## SHORT EXERCISE
Please transcribe the data below exactly. Leave the pictures out.

## GIVEN MATERIAL
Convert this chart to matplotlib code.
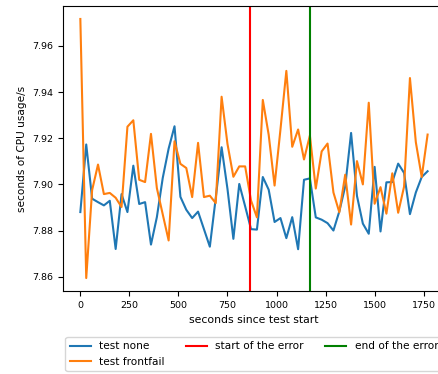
import numpy as np
import matplotlib
matplotlib.use("Agg")
import matplotlib.pyplot as plt

# --- Samples (one every 30 s) ---
step = 30
cpu_none = [
    7.8880, 7.9173, 7.8938, 7.8923, 7.8909, 7.8929, 7.8720, 7.8958, 7.8880, 7.9081,
    7.8915, 7.8923, 7.8739, 7.8858, 7.9028, 7.9155, 7.9252, 7.8946, 7.8890, 7.8854,
    7.8882, 7.8806, 7.8730, 7.8940, 7.9161, 7.8980, 7.8764, 7.9002, 7.8905, 7.8806,
    7.8804, 7.9032, 7.8977, 7.8837, 7.8854, 7.8767, 7.8858, 7.8719, 7.9020, 7.9026,
    7.8857, 7.8847, 7.8832, 7.8800, 7.8883, 7.8991, 7.9223, 7.8950, 7.8830, 7.8786,
    7.9076, 7.8796, 7.9009, 7.9010, 7.9090, 7.9050, 7.8871, 7.8965, 7.9032, 7.9057,
]
cpu_frontfail = [
    7.9717, 7.8594, 7.8975, 7.9086, 7.8958, 7.8963, 7.8942, 7.8902, 7.9250, 7.9278,
    7.9020, 7.9010, 7.9219, 7.8984, 7.8870, 7.8757, 7.9187, 7.9089, 7.9071, 7.8945,
    7.9180, 7.8945, 7.8951, 7.8919, 7.9380, 7.9175, 7.9033, 7.9078, 7.9078, 7.8930,
    7.8857, 7.9366, 7.9215, 7.8995, 7.9238, 7.9492, 7.9163, 7.9238, 7.9108, 7.9212,
    7.8982, 7.9143, 7.9177, 7.8965, 7.8879, 7.9042, 7.8826, 7.9101, 7.9000, 7.9354,
    7.8916, 7.8988, 7.8873, 7.9048, 7.8877, 7.8990, 7.9461, 7.9183, 7.9032, 7.9216,
]
t = np.arange(len(cpu_none)) * step

error_start = 867
error_end = 1170

fig = plt.figure(figsize=(4.38, 3.74), dpi=100)
ax = fig.add_axes([0.1438, 0.2219, 0.8721, 0.7620])

ax.plot(t, cpu_none, label="test none")
ax.plot(t, cpu_frontfail, label="test frontfail")
ax.axvline(error_start, color="red", label="start of the error")
ax.axvline(error_end, color="green", label="end of the error")

ax.tick_params(labelsize=6.8)
ax.set_xlabel("seconds since test start", fontsize=7.8)
ax.set_ylabel("seconds of CPU usage/s", fontsize=7.6)
ax.legend(loc="upper center", bbox_to_anchor=(0.5, -0.143), ncol=3, fontsize=7.6)

fig.savefig("out.png", dpi=100)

## COMPLETED TASK
Convert this chart to matplotlib code.
import numpy as np
import matplotlib
matplotlib.use("Agg")
import matplotlib.pyplot as plt

# --- Samples (one every 30 s) ---
step = 30
cpu_none = [
    7.8880, 7.9173, 7.8938, 7.8923, 7.8909, 7.8929, 7.8720, 7.8958, 7.8880, 7.9081,
    7.8915, 7.8923, 7.8739, 7.8858, 7.9028, 7.9155, 7.9252, 7.8946, 7.8890, 7.8854,
    7.8882, 7.8806, 7.8730, 7.8940, 7.9161, 7.8980, 7.8764, 7.9002, 7.8905, 7.8806,
    7.8804, 7.9032, 7.8977, 7.8837, 7.8854, 7.8767, 7.8858, 7.8719, 7.9020, 7.9026,
    7.8857, 7.8847, 7.8832, 7.8800, 7.8883, 7.8991, 7.9223, 7.8950, 7.8830, 7.8786,
    7.9076, 7.8796, 7.9009, 7.9010, 7.9090, 7.9050, 7.8871, 7.8965, 7.9032, 7.9057,
]
cpu_frontfail = [
    7.9717, 7.8594, 7.8975, 7.9086, 7.8958, 7.8963, 7.8942, 7.8902, 7.9250, 7.9278,
    7.9020, 7.9010, 7.9219, 7.8984, 7.8870, 7.8757, 7.9187, 7.9089, 7.9071, 7.8945,
    7.9180, 7.8945, 7.8951, 7.8919, 7.9380, 7.9175, 7.9033, 7.9078, 7.9078, 7.8930,
    7.8857, 7.9366, 7.9215, 7.8995, 7.9238, 7.9492, 7.9163, 7.9238, 7.9108, 7.9212,
    7.8982, 7.9143, 7.9177, 7.8965, 7.8879, 7.9042, 7.8826, 7.9101, 7.9000, 7.9354,
    7.8916, 7.8988, 7.8873, 7.9048, 7.8877, 7.8990, 7.9461, 7.9183, 7.9032, 7.9216,
]
t = np.arange(len(cpu_none)) * step

error_start = 867
error_end = 1170

fig = plt.figure(figsize=(4.38, 3.74), dpi=100)
ax = fig.add_axes([0.1438, 0.2219, 0.8721, 0.7620])

ax.plot(t, cpu_none, label="test none")
ax.plot(t, cpu_frontfail, label="test frontfail")
ax.axvline(error_start, color="red", label="start of the error")
ax.axvline(error_end, color="green", label="end of the error")

ax.tick_params(labelsize=6.8)
ax.set_xlabel("seconds since test start", fontsize=7.8)
ax.set_ylabel("seconds of CPU usage/s", fontsize=7.6)
ax.legend(loc="upper center", bbox_to_anchor=(0.5, -0.143), ncol=3, fontsize=7.6)

fig.savefig("out.png", dpi=100)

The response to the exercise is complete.